As
many of my readers will be aware I suffer from chronic pain (amongst other things). This in turn leads to chronic
exhaustion. It also leads to frustration
that I can’t plan to do anything because I don’t know how I’ll be from one
minute to the next, which in turn leads to….
And so it goes on. As a result of
all this lot I sometimes suffer from clinical depression.
Clinical
depression is more than simply feeling unhappy or fed up for a few days. We all go through spells of feeling down, but
when you're depressed you feel persistently sad for weeks or months, rather
than just a few days. Some people still
think that depression is trivial and not a genuine health condition. They're
wrong. It is a mental illness, a real illness with real symptoms, and it's not
a sign of weakness or something you can "snap out of" by
"pulling yourself together".
In
many cases (including mine) the depression comes and goes and it can have one
simple trigger or it can be brought on by a combination of problems.
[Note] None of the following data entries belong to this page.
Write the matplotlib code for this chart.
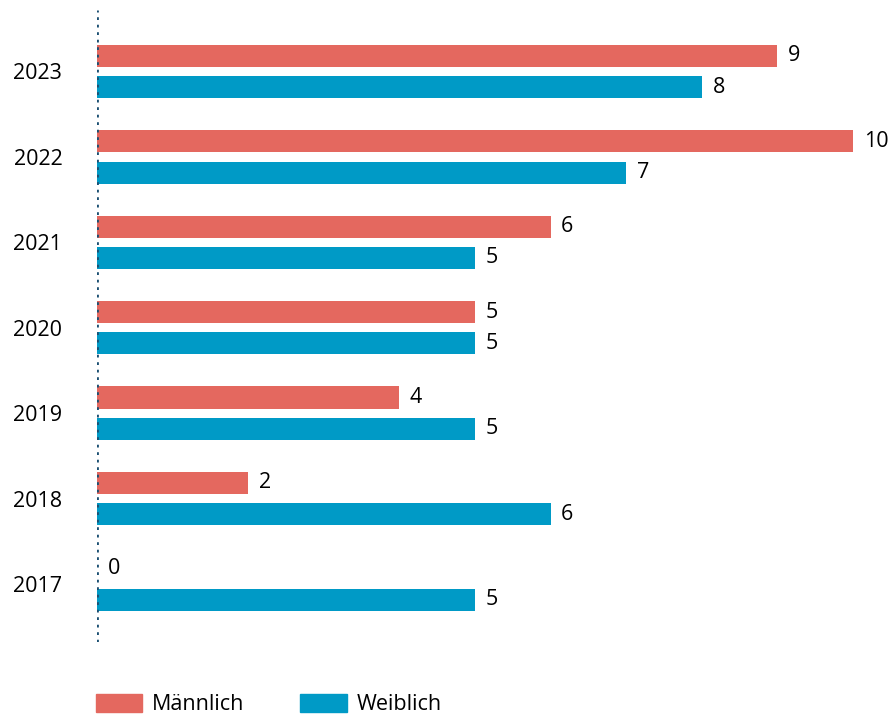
import numpy as np
import matplotlib.pyplot as plt
from matplotlib.patches import Patch

plt.rcParams['font.family'] = ['Open Sans', 'DejaVu Sans']

years = ["2023", "2022", "2021", "2020", "2019", "2018", "2017"]
maennlich = [9, 10, 6, 5, 4, 2, 0]
weiblich = [8, 7, 5, 5, 5, 6, 5]

ROT = "#E4685F"
BLAU = "#009AC6"
ACHSE = "#1B4F72"
FS = 15.5

fig = plt.figure(figsize=(8.89, 7.17), dpi=100)
ax = fig.add_axes([97 / 889, 75 / 717, 792 / 889, 632 / 717])

y = np.arange(len(years))
off, h = 0.183, 0.258
ax.barh(y - off, maennlich, height=h, color=ROT)
ax.barh(y + off, weiblich, height=h, color=BLAU)

for yi, m, w in zip(y, maennlich, weiblich):
    ax.text(m + 0.14, yi - off, str(m), va="center", ha="left", fontsize=FS)
    ax.text(w + 0.14, yi + off, str(w), va="center", ha="left", fontsize=FS)

ax.set_xlim(0, 792 / 75.6)
ax.set_ylim(len(years) - 1 + 0.68, -0.72)
ax.set_yticks(y)
ax.set_yticklabels(years, fontsize=FS)
ax.tick_params(axis="y", length=0, pad=25)
ax.set_xticks([])
for s in ax.spines.values():
    s.set_visible(False)
ax.axvline(0, color=ACHSE, lw=2, ls=(0, (1, 1.7)), zorder=5)

handles = [Patch(color=ROT, label="Männlich"), Patch(color=BLAU, label="Weiblich")]
fig.legend(handles=handles, loc="upper left", bbox_to_anchor=(96 / 889, 23 / 717),
           ncol=2, frameon=False, fontsize=FS, borderpad=0, borderaxespad=0,
           handlelength=2.15, handleheight=0.9, handletextpad=0.45, columnspacing=2.6)

fig.savefig("out.png", dpi=100)
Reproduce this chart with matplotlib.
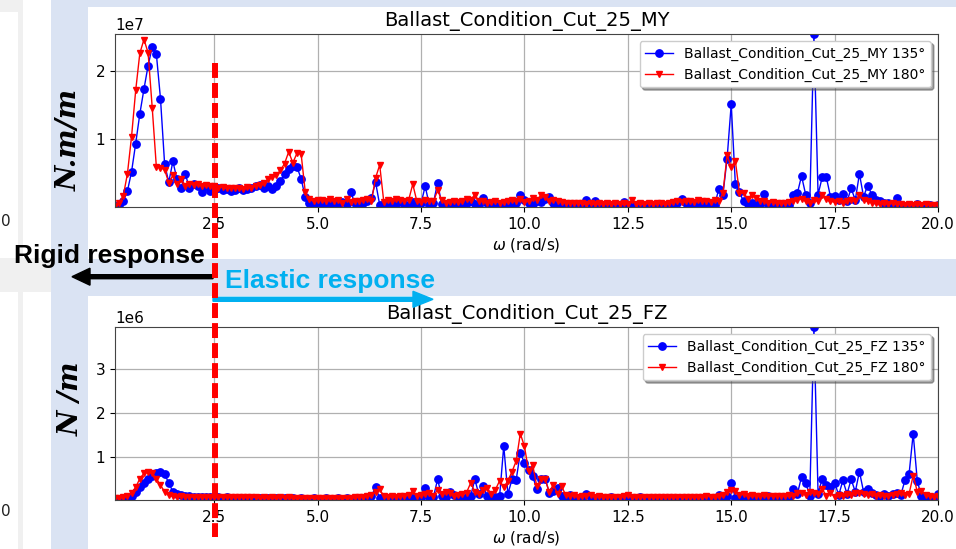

Last year, for example, fighting with the Department
of Work and Pensions over whether I was fit for work brought me to my knees for
weeks on end. At the moment it is a combination
of things that is doing it; none of which was helped by someone running into the back of Jo's car and damaging it, and, more importantly, giving her whiplash.
One
contributor to my depression is undoubtedly stress. Stress about problems family members are
going through, stress about the repairs the house needs, stress about money,
stress about ‘keeping up with things’.
To quote Ruby Wax -
"We are not
equipped for this century, it’s too hard, too fast, and too full of fear; we
just don’t have the bandwidth. Our brains can’t take so much information in a
world where we’re bombarded by bad news and force-fed information. I can just
about take in the weather then I’m exhausted. You open a newspaper, everyone’s
dead. We’re only supposed to know what our neighbour is up to; if the woman
next door to you is having sex with the man next door to her we need to know;
but four doors down and it’s none of our business."
My
brother, GB, watches the news on television every day. He has the mental
stamina to absorb what is going on in war-torn countries and the world of
politics. Like Ruby Wax, I can just
about cope with the weather…
But
all these things are as nothing to the feelings I went through when Partner-who-loves-tea
and I lost our first-born son. And now, the daughter of friends of ours and her partner are going
through the same ‘process’. Their six month
old son Archie died last week of Sudden Infant Death Syndrome – i.e. a cot
death.
Archie Tom David Jobe
22 November 2013 - 2 June 2014
In a way I can imagine what they are
going through – ‘been there, done that.’ But in another way I can’t. Every bereavement is different just as the
child is different. And also, after
twenty seven years the brain inures one so you can only vaguely recall how
painful that time was. But even such
vague recollections are crippling. My
heart goes out to Katie and Adam and their families.
Because
I’m feeling down I’m going off-line for a while. I may be here on the computer at times but I
probably won’t be popping in to say ‘Hello’ on your blogs or making an effort
to ‘keep up’ with every post from everybody.
So
until I ‘pull myself together’ again I’ll say ‘Cheerio’.